■ TASK GOAL:
Would you write out the listing verbatim and skip every picture in it?

■ COLLECTED MATERIAL:
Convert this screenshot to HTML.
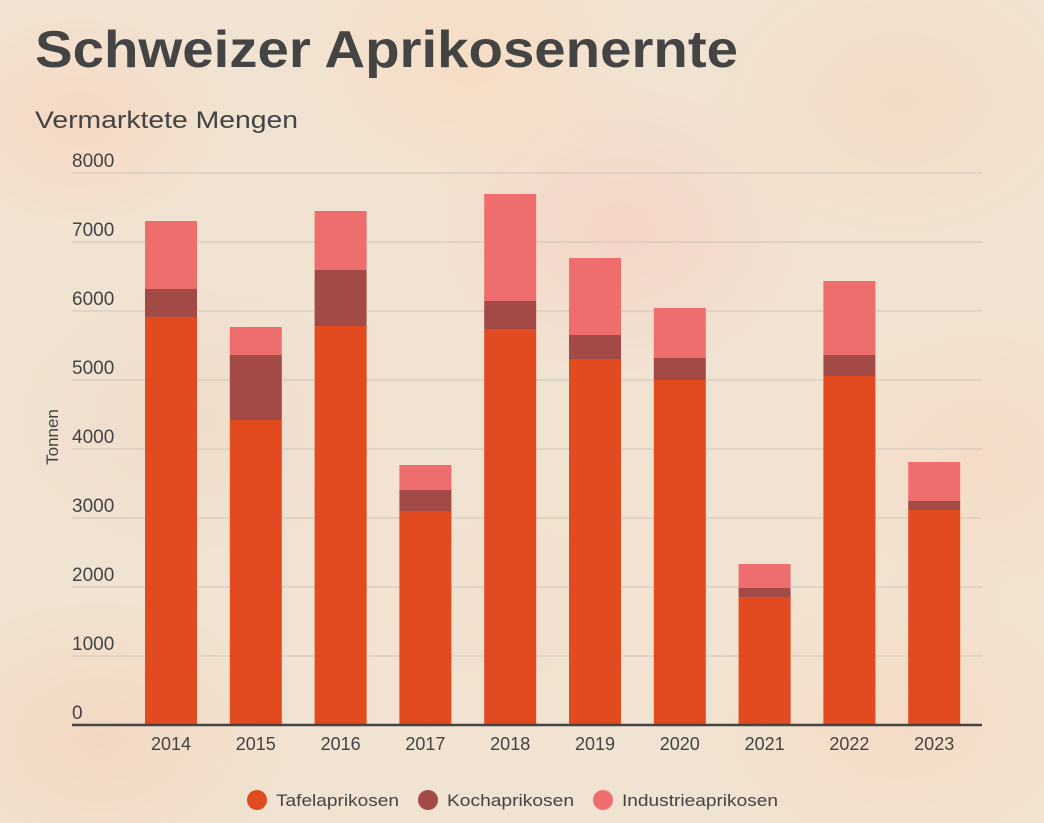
<!DOCTYPE html>
<html><head><meta charset="utf-8"><style>
html,body{margin:0;padding:0}
body{width:1044px;height:823px;overflow:hidden;position:relative;font-family:"Liberation Sans",sans-serif;
background:#f1e3d2;}
.bg{position:absolute;inset:0;background:
radial-gradient(ellipse 160px 120px at 80px 120px,#f6d9c4,transparent),
radial-gradient(ellipse 180px 140px at 470px 60px,#f7ddc4,transparent),
radial-gradient(ellipse 200px 150px at 900px 100px,#f3dcc6,transparent),
radial-gradient(ellipse 200px 160px at 620px 230px,#f5d5c8,transparent),
radial-gradient(ellipse 220px 160px at 200px 420px,#f0dccb,transparent),
radial-gradient(ellipse 200px 160px at 980px 460px,#f4dcc8,transparent),
radial-gradient(ellipse 220px 170px at 500px 600px,#f3e0cf,transparent),
radial-gradient(ellipse 220px 160px at 900px 720px,#f5dcc6,transparent),
radial-gradient(ellipse 200px 150px at 100px 740px,#f2d8c2,transparent);}
</style></head><body>
<div class="bg"></div>
<svg width="1044" height="823" style="position:absolute;left:0;top:0" font-family="Liberation Sans, sans-serif">
<text x="35" y="67" font-size="52" font-weight="bold" fill="#444" textLength="703" lengthAdjust="spacingAndGlyphs">Schweizer Aprikosenernte</text>
<text x="35" y="128" font-size="24" fill="#444" textLength="263" lengthAdjust="spacingAndGlyphs">Vermarktete Mengen</text>
<g stroke="#cfc6bd" stroke-width="1">
<line x1="72" x2="982" y1="173" y2="173"/><line x1="72" x2="982" y1="242" y2="242"/>
<line x1="72" x2="982" y1="311" y2="311"/><line x1="72" x2="982" y1="380" y2="380"/>
<line x1="72" x2="982" y1="449" y2="449"/><line x1="72" x2="982" y1="518" y2="518"/>
<line x1="72" x2="982" y1="587" y2="587"/><line x1="72" x2="982" y1="656" y2="656"/>
</g>
<g font-size="19" fill="#444">
<text x="72" y="167">8000</text><text x="72" y="236">7000</text><text x="72" y="305">6000</text>
<text x="72" y="374">5000</text><text x="72" y="443">4000</text><text x="72" y="512">3000</text>
<text x="72" y="581">2000</text><text x="72" y="650">1000</text><text x="72" y="719">0</text>
</g>
<text transform="translate(58,437) rotate(-90)" font-size="17" fill="#444" text-anchor="middle">Tonnen</text>
<g id="bars"></g>
<line x1="72" x2="982" y1="725" y2="725" stroke="#444" stroke-width="2.5"/>
<g font-size="18" fill="#444" text-anchor="middle" id="xl"></g>
<g font-size="17" fill="#444">
<circle cx="257" cy="800" r="10" fill="#e24a1f"/><text x="276" y="806" textLength="123" lengthAdjust="spacingAndGlyphs">Tafelaprikosen</text>
<circle cx="428" cy="800" r="10" fill="#a34a47"/><text x="447" y="806" textLength="127" lengthAdjust="spacingAndGlyphs">Kochaprikosen</text>
<circle cx="603" cy="800" r="10" fill="#ee6e6e"/><text x="622" y="806" textLength="156" lengthAdjust="spacingAndGlyphs">Industrieaprikosen</text>
</g>
</svg>
<script>
var d=[[2014,317,289,221],[2015,420,355,327],[2016,326,270,211],[2017,511,490,465],[2018,329,301,194],[2019,359,335,258],[2020,380,358,308],[2021,597,588,564],[2022,376,355,281],[2023,510,501,462]];
var g=document.getElementById('bars'),xl=document.getElementById('xl'),s='',t='';
d.forEach(function(r,i){var c=171+i*84.8,x=c-26;
s+='<rect x="'+x+'" y="'+r[3]+'" width="52" height="'+(r[2]-r[3])+'" fill="#ee6e6e"/>';
s+='<rect x="'+x+'" y="'+r[2]+'" width="52" height="'+(r[1]-r[2])+'" fill="#a34a47"/>';
s+='<rect x="'+x+'" y="'+r[1]+'" width="52" height="'+(725-r[1])+'" fill="#e24a1f"/>';
t+='<text x="'+c+'" y="750">'+r[0]+'</text>';});
g.innerHTML=s;xl.innerHTML=t;
</script>
</body></html>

■ PROBLEM SOLUTION:
Convert this screenshot to HTML.
<!DOCTYPE html>
<html><head><meta charset="utf-8"><style>
html,body{margin:0;padding:0}
body{width:1044px;height:823px;overflow:hidden;position:relative;font-family:"Liberation Sans",sans-serif;
background:#f1e3d2;}
.bg{position:absolute;inset:0;background:
radial-gradient(ellipse 160px 120px at 80px 120px,#f6d9c4,transparent),
radial-gradient(ellipse 180px 140px at 470px 60px,#f7ddc4,transparent),
radial-gradient(ellipse 200px 150px at 900px 100px,#f3dcc6,transparent),
radial-gradient(ellipse 200px 160px at 620px 230px,#f5d5c8,transparent),
radial-gradient(ellipse 220px 160px at 200px 420px,#f0dccb,transparent),
radial-gradient(ellipse 200px 160px at 980px 460px,#f4dcc8,transparent),
radial-gradient(ellipse 220px 170px at 500px 600px,#f3e0cf,transparent),
radial-gradient(ellipse 220px 160px at 900px 720px,#f5dcc6,transparent),
radial-gradient(ellipse 200px 150px at 100px 740px,#f2d8c2,transparent);}
</style></head><body>
<div class="bg"></div>
<svg width="1044" height="823" style="position:absolute;left:0;top:0" font-family="Liberation Sans, sans-serif">
<text x="35" y="67" font-size="52" font-weight="bold" fill="#444" textLength="703" lengthAdjust="spacingAndGlyphs">Schweizer Aprikosenernte</text>
<text x="35" y="128" font-size="24" fill="#444" textLength="263" lengthAdjust="spacingAndGlyphs">Vermarktete Mengen</text>
<g stroke="#cfc6bd" stroke-width="1">
<line x1="72" x2="982" y1="173" y2="173"/><line x1="72" x2="982" y1="242" y2="242"/>
<line x1="72" x2="982" y1="311" y2="311"/><line x1="72" x2="982" y1="380" y2="380"/>
<line x1="72" x2="982" y1="449" y2="449"/><line x1="72" x2="982" y1="518" y2="518"/>
<line x1="72" x2="982" y1="587" y2="587"/><line x1="72" x2="982" y1="656" y2="656"/>
</g>
<g font-size="19" fill="#444">
<text x="72" y="167">8000</text><text x="72" y="236">7000</text><text x="72" y="305">6000</text>
<text x="72" y="374">5000</text><text x="72" y="443">4000</text><text x="72" y="512">3000</text>
<text x="72" y="581">2000</text><text x="72" y="650">1000</text><text x="72" y="719">0</text>
</g>
<text transform="translate(58,437) rotate(-90)" font-size="17" fill="#444" text-anchor="middle">Tonnen</text>
<g id="bars"></g>
<line x1="72" x2="982" y1="725" y2="725" stroke="#444" stroke-width="2.5"/>
<g font-size="18" fill="#444" text-anchor="middle" id="xl"></g>
<g font-size="17" fill="#444">
<circle cx="257" cy="800" r="10" fill="#e24a1f"/><text x="276" y="806" textLength="123" lengthAdjust="spacingAndGlyphs">Tafelaprikosen</text>
<circle cx="428" cy="800" r="10" fill="#a34a47"/><text x="447" y="806" textLength="127" lengthAdjust="spacingAndGlyphs">Kochaprikosen</text>
<circle cx="603" cy="800" r="10" fill="#ee6e6e"/><text x="622" y="806" textLength="156" lengthAdjust="spacingAndGlyphs">Industrieaprikosen</text>
</g>
</svg>
<script>
var d=[[2014,317,289,221],[2015,420,355,327],[2016,326,270,211],[2017,511,490,465],[2018,329,301,194],[2019,359,335,258],[2020,380,358,308],[2021,597,588,564],[2022,376,355,281],[2023,510,501,462]];
var g=document.getElementById('bars'),xl=document.getElementById('xl'),s='',t='';
d.forEach(function(r,i){var c=171+i*84.8,x=c-26;
s+='<rect x="'+x+'" y="'+r[3]+'" width="52" height="'+(r[2]-r[3])+'" fill="#ee6e6e"/>';
s+='<rect x="'+x+'" y="'+r[2]+'" width="52" height="'+(r[1]-r[2])+'" fill="#a34a47"/>';
s+='<rect x="'+x+'" y="'+r[1]+'" width="52" height="'+(725-r[1])+'" fill="#e24a1f"/>';
t+='<text x="'+c+'" y="750">'+r[0]+'</text>';});
g.innerHTML=s;xl.innerHTML=t;
</script>
</body></html>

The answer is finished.